The study raises the need for standardized, auditable environmental reporting to guide local planning for new AI data centers.

Overview

  • The United Nations University report, released Wednesday, said global data centers used about 448 TWh of electricity and 4.5 trillion liters of water in 2025 and projected roughly double energy, water, and emissions by 2030 as AI workloads grow.
  • Google on Wednesday rolled out a five-part water stewardship framework that commits to net replenishment of water by 2030, annual facility-level water reporting, pursuing reclaimed water, funding local infrastructure and avoiding water-intensive cooling in stressed watersheds while pledging $17 million for U.S. projects.
  • Microsoft highlighted a vertically stacked Fairwater campus that uses a closed-loop cooling system Microsoft says was filled only once during construction and will have near-zero ongoing freshwater consumption compared with typical evaporative systems.

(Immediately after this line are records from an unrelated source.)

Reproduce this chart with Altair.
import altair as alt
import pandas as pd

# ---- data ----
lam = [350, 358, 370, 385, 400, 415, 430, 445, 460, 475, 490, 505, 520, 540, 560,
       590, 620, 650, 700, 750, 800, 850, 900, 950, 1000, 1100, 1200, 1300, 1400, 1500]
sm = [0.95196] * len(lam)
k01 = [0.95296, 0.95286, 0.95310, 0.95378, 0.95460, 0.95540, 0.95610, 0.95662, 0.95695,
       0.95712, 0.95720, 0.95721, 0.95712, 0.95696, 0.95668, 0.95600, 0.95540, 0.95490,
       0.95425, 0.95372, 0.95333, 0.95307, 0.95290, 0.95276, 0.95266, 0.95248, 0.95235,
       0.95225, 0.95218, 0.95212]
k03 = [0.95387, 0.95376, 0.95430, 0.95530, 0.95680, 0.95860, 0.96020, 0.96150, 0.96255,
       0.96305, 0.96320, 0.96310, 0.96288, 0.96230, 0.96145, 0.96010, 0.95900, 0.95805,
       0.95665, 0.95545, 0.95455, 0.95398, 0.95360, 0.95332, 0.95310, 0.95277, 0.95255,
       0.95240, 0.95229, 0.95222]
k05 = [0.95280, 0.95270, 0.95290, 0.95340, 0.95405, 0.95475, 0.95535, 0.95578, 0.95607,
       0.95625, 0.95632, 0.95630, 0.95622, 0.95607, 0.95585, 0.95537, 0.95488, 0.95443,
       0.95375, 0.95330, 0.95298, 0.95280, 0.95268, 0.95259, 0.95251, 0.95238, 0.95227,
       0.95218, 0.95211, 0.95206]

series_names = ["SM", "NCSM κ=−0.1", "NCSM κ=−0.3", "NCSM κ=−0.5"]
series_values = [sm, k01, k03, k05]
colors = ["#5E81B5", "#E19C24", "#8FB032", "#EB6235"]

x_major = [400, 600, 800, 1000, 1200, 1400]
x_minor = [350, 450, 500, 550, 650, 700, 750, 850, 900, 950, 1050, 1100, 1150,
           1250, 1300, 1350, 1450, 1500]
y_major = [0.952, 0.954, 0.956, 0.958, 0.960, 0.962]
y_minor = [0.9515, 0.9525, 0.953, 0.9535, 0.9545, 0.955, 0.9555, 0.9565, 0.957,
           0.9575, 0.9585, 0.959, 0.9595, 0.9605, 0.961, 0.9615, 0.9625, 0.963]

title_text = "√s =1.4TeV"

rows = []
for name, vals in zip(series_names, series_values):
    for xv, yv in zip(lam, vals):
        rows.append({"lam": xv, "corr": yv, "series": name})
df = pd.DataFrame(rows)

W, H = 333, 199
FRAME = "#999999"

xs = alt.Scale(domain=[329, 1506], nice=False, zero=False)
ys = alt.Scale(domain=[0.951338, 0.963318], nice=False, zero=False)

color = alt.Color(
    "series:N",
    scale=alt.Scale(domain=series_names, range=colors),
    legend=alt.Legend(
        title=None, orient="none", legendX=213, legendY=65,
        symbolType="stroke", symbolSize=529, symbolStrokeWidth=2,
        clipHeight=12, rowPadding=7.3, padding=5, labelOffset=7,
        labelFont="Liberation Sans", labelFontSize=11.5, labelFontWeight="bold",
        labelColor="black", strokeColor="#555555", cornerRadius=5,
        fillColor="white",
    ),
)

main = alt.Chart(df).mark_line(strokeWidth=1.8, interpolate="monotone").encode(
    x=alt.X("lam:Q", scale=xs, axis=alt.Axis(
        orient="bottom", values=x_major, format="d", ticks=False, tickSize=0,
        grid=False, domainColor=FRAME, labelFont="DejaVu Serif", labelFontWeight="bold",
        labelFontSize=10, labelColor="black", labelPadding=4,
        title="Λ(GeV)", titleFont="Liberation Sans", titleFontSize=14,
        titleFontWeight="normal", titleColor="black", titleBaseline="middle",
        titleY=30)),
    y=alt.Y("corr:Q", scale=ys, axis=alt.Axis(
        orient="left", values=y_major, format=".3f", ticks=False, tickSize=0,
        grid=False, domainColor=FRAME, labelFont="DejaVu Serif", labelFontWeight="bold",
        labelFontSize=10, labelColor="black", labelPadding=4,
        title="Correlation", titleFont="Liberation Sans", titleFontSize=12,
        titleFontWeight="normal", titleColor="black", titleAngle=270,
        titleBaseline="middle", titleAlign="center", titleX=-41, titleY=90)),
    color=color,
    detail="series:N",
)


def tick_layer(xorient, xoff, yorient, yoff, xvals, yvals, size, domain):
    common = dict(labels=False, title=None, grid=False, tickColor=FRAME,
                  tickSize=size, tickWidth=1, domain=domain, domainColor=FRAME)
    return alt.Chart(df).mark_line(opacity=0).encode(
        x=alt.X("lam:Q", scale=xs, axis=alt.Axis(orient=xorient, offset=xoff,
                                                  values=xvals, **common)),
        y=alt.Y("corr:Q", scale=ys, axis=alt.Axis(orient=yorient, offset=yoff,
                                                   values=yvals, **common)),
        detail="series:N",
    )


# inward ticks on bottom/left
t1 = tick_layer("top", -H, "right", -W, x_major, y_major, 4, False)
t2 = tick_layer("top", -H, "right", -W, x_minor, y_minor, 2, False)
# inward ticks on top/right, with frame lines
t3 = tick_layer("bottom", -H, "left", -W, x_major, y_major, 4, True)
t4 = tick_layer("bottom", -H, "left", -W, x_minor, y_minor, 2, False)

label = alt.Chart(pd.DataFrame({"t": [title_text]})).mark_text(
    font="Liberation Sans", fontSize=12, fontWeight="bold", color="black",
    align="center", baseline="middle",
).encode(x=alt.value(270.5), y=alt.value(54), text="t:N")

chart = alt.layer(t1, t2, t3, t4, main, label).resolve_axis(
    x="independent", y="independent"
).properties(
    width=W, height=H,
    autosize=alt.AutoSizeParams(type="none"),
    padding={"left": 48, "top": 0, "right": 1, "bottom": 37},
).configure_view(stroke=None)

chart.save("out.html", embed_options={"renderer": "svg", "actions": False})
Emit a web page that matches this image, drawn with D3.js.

  • Cooling choices pose a local trade-off because evaporative or liquid cooling can cut energy use by about 10% versus air cooling but consumes freshwater, while air or recycled-water designs lower local water demand at the cost of higher electricity needs that can raise emissions if grids are not clean.
  • Communities and regulators are increasing scrutiny with moratoria proposals and tougher permit reviews, and the U.N. urged governments to require standardized, auditable disclosures so planners can align new data centers with new clean power and watershed protections.